◆ What the exercise asks: For the copy, please give all of the data again exactly and leave the pictures out.

◆ Material:
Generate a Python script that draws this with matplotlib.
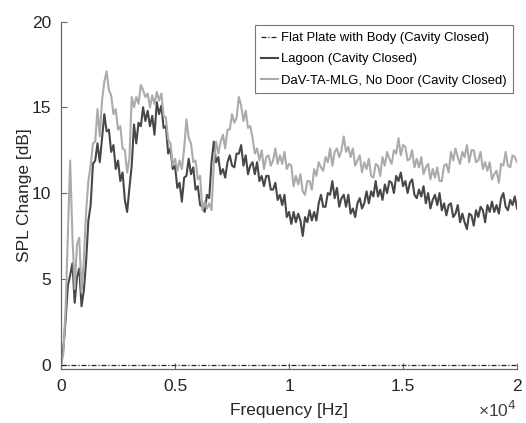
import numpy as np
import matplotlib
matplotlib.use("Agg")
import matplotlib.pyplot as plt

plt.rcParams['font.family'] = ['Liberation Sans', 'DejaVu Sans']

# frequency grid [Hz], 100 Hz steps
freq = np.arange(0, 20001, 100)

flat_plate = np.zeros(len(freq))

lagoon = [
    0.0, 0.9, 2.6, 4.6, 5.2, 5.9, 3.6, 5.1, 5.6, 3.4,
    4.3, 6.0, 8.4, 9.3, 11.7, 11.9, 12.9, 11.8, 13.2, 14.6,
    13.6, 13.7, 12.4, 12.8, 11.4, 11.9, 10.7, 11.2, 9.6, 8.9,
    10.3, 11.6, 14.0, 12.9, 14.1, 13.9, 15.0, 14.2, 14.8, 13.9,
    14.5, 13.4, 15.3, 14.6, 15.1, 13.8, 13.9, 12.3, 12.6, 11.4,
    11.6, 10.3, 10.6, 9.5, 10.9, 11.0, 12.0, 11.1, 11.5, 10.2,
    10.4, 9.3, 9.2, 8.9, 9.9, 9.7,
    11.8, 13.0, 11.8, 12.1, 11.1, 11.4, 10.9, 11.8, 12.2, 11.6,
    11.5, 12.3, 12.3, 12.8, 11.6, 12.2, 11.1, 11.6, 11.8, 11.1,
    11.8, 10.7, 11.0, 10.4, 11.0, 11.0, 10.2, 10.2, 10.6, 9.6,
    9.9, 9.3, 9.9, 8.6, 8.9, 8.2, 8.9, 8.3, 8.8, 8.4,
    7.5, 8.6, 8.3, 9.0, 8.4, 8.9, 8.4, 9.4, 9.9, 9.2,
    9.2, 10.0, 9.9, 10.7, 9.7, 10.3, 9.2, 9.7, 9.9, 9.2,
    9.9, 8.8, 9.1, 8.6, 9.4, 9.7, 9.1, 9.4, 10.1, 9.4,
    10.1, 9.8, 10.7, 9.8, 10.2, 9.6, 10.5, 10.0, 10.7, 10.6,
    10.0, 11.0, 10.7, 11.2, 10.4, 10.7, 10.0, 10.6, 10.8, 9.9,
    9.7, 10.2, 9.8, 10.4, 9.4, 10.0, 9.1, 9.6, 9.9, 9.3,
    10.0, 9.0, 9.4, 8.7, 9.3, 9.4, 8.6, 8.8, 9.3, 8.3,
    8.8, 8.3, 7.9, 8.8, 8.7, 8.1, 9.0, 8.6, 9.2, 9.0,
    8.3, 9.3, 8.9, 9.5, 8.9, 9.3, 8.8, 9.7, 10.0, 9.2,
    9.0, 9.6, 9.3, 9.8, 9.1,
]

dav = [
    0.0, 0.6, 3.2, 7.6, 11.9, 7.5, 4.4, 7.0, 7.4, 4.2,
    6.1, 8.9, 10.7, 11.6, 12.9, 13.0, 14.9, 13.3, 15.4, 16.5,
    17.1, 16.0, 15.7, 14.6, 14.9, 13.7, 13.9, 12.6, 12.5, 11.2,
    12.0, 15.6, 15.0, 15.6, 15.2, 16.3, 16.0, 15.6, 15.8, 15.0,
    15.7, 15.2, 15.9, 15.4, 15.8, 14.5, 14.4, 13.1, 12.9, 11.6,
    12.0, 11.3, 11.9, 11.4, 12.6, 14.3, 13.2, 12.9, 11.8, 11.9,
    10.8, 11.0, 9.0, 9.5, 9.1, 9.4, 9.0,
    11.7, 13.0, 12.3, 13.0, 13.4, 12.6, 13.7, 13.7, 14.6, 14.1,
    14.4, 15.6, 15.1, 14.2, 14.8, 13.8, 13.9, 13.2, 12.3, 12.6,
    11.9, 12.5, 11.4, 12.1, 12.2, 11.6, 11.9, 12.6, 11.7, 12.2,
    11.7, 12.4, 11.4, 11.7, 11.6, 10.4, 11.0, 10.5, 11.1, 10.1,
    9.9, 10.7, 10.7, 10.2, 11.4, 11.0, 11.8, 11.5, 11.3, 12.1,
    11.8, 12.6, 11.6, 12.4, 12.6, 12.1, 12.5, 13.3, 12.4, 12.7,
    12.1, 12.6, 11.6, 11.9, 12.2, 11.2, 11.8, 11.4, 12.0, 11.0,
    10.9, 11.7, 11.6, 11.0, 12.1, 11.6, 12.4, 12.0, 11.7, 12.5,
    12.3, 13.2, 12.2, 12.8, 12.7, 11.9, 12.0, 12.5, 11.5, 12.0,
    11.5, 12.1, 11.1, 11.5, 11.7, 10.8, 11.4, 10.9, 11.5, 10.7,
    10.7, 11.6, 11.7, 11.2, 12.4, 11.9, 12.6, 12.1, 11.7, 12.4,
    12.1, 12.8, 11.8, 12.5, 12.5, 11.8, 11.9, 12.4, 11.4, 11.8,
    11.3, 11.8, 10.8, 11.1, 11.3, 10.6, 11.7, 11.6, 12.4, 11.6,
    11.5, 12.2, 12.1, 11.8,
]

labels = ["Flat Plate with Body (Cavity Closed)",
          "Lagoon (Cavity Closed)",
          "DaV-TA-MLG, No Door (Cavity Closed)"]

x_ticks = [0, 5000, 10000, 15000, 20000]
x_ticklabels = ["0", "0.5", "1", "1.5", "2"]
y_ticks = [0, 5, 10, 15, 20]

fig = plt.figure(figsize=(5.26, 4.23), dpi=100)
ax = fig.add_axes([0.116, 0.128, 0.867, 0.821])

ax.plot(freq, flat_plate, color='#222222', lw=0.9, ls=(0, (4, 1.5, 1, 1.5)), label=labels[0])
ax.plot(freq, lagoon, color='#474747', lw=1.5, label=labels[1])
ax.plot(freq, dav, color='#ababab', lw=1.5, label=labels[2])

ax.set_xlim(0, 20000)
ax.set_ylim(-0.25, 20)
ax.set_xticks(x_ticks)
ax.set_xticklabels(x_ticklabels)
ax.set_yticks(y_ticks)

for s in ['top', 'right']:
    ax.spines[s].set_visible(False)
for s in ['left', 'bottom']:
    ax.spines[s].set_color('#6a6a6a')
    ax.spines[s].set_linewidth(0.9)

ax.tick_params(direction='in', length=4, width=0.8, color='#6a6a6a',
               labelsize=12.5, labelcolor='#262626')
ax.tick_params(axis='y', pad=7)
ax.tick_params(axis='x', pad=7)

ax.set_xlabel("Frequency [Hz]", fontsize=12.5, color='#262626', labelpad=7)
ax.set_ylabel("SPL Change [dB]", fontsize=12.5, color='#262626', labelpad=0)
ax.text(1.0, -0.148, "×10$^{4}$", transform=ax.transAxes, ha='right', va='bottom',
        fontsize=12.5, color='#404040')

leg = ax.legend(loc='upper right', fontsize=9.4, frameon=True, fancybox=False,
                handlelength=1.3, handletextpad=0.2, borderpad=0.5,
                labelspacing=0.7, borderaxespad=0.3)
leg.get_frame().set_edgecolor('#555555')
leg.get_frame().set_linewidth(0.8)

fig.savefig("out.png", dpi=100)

◆ Solved exercise:
Generate a Python script that draws this with matplotlib.
import numpy as np
import matplotlib
matplotlib.use("Agg")
import matplotlib.pyplot as plt

plt.rcParams['font.family'] = ['Liberation Sans', 'DejaVu Sans']

# frequency grid [Hz], 100 Hz steps
freq = np.arange(0, 20001, 100)

flat_plate = np.zeros(len(freq))

lagoon = [
    0.0, 0.9, 2.6, 4.6, 5.2, 5.9, 3.6, 5.1, 5.6, 3.4,
    4.3, 6.0, 8.4, 9.3, 11.7, 11.9, 12.9, 11.8, 13.2, 14.6,
    13.6, 13.7, 12.4, 12.8, 11.4, 11.9, 10.7, 11.2, 9.6, 8.9,
    10.3, 11.6, 14.0, 12.9, 14.1, 13.9, 15.0, 14.2, 14.8, 13.9,
    14.5, 13.4, 15.3, 14.6, 15.1, 13.8, 13.9, 12.3, 12.6, 11.4,
    11.6, 10.3, 10.6, 9.5, 10.9, 11.0, 12.0, 11.1, 11.5, 10.2,
    10.4, 9.3, 9.2, 8.9, 9.9, 9.7,
    11.8, 13.0, 11.8, 12.1, 11.1, 11.4, 10.9, 11.8, 12.2, 11.6,
    11.5, 12.3, 12.3, 12.8, 11.6, 12.2, 11.1, 11.6, 11.8, 11.1,
    11.8, 10.7, 11.0, 10.4, 11.0, 11.0, 10.2, 10.2, 10.6, 9.6,
    9.9, 9.3, 9.9, 8.6, 8.9, 8.2, 8.9, 8.3, 8.8, 8.4,
    7.5, 8.6, 8.3, 9.0, 8.4, 8.9, 8.4, 9.4, 9.9, 9.2,
    9.2, 10.0, 9.9, 10.7, 9.7, 10.3, 9.2, 9.7, 9.9, 9.2,
    9.9, 8.8, 9.1, 8.6, 9.4, 9.7, 9.1, 9.4, 10.1, 9.4,
    10.1, 9.8, 10.7, 9.8, 10.2, 9.6, 10.5, 10.0, 10.7, 10.6,
    10.0, 11.0, 10.7, 11.2, 10.4, 10.7, 10.0, 10.6, 10.8, 9.9,
    9.7, 10.2, 9.8, 10.4, 9.4, 10.0, 9.1, 9.6, 9.9, 9.3,
    10.0, 9.0, 9.4, 8.7, 9.3, 9.4, 8.6, 8.8, 9.3, 8.3,
    8.8, 8.3, 7.9, 8.8, 8.7, 8.1, 9.0, 8.6, 9.2, 9.0,
    8.3, 9.3, 8.9, 9.5, 8.9, 9.3, 8.8, 9.7, 10.0, 9.2,
    9.0, 9.6, 9.3, 9.8, 9.1,
]

dav = [
    0.0, 0.6, 3.2, 7.6, 11.9, 7.5, 4.4, 7.0, 7.4, 4.2,
    6.1, 8.9, 10.7, 11.6, 12.9, 13.0, 14.9, 13.3, 15.4, 16.5,
    17.1, 16.0, 15.7, 14.6, 14.9, 13.7, 13.9, 12.6, 12.5, 11.2,
    12.0, 15.6, 15.0, 15.6, 15.2, 16.3, 16.0, 15.6, 15.8, 15.0,
    15.7, 15.2, 15.9, 15.4, 15.8, 14.5, 14.4, 13.1, 12.9, 11.6,
    12.0, 11.3, 11.9, 11.4, 12.6, 14.3, 13.2, 12.9, 11.8, 11.9,
    10.8, 11.0, 9.0, 9.5, 9.1, 9.4, 9.0,
    11.7, 13.0, 12.3, 13.0, 13.4, 12.6, 13.7, 13.7, 14.6, 14.1,
    14.4, 15.6, 15.1, 14.2, 14.8, 13.8, 13.9, 13.2, 12.3, 12.6,
    11.9, 12.5, 11.4, 12.1, 12.2, 11.6, 11.9, 12.6, 11.7, 12.2,
    11.7, 12.4, 11.4, 11.7, 11.6, 10.4, 11.0, 10.5, 11.1, 10.1,
    9.9, 10.7, 10.7, 10.2, 11.4, 11.0, 11.8, 11.5, 11.3, 12.1,
    11.8, 12.6, 11.6, 12.4, 12.6, 12.1, 12.5, 13.3, 12.4, 12.7,
    12.1, 12.6, 11.6, 11.9, 12.2, 11.2, 11.8, 11.4, 12.0, 11.0,
    10.9, 11.7, 11.6, 11.0, 12.1, 11.6, 12.4, 12.0, 11.7, 12.5,
    12.3, 13.2, 12.2, 12.8, 12.7, 11.9, 12.0, 12.5, 11.5, 12.0,
    11.5, 12.1, 11.1, 11.5, 11.7, 10.8, 11.4, 10.9, 11.5, 10.7,
    10.7, 11.6, 11.7, 11.2, 12.4, 11.9, 12.6, 12.1, 11.7, 12.4,
    12.1, 12.8, 11.8, 12.5, 12.5, 11.8, 11.9, 12.4, 11.4, 11.8,
    11.3, 11.8, 10.8, 11.1, 11.3, 10.6, 11.7, 11.6, 12.4, 11.6,
    11.5, 12.2, 12.1, 11.8,
]

labels = ["Flat Plate with Body (Cavity Closed)",
          "Lagoon (Cavity Closed)",
          "DaV-TA-MLG, No Door (Cavity Closed)"]

x_ticks = [0, 5000, 10000, 15000, 20000]
x_ticklabels = ["0", "0.5", "1", "1.5", "2"]
y_ticks = [0, 5, 10, 15, 20]

fig = plt.figure(figsize=(5.26, 4.23), dpi=100)
ax = fig.add_axes([0.116, 0.128, 0.867, 0.821])

ax.plot(freq, flat_plate, color='#222222', lw=0.9, ls=(0, (4, 1.5, 1, 1.5)), label=labels[0])
ax.plot(freq, lagoon, color='#474747', lw=1.5, label=labels[1])
ax.plot(freq, dav, color='#ababab', lw=1.5, label=labels[2])

ax.set_xlim(0, 20000)
ax.set_ylim(-0.25, 20)
ax.set_xticks(x_ticks)
ax.set_xticklabels(x_ticklabels)
ax.set_yticks(y_ticks)

for s in ['top', 'right']:
    ax.spines[s].set_visible(False)
for s in ['left', 'bottom']:
    ax.spines[s].set_color('#6a6a6a')
    ax.spines[s].set_linewidth(0.9)

ax.tick_params(direction='in', length=4, width=0.8, color='#6a6a6a',
               labelsize=12.5, labelcolor='#262626')
ax.tick_params(axis='y', pad=7)
ax.tick_params(axis='x', pad=7)

ax.set_xlabel("Frequency [Hz]", fontsize=12.5, color='#262626', labelpad=7)
ax.set_ylabel("SPL Change [dB]", fontsize=12.5, color='#262626', labelpad=0)
ax.text(1.0, -0.148, "×10$^{4}$", transform=ax.transAxes, ha='right', va='bottom',
        fontsize=12.5, color='#404040')

leg = ax.legend(loc='upper right', fontsize=9.4, frameon=True, fancybox=False,
                handlelength=1.3, handletextpad=0.2, borderpad=0.5,
                labelspacing=0.7, borderaxespad=0.3)
leg.get_frame().set_edgecolor('#555555')
leg.get_frame().set_linewidth(0.8)

fig.savefig("out.png", dpi=100)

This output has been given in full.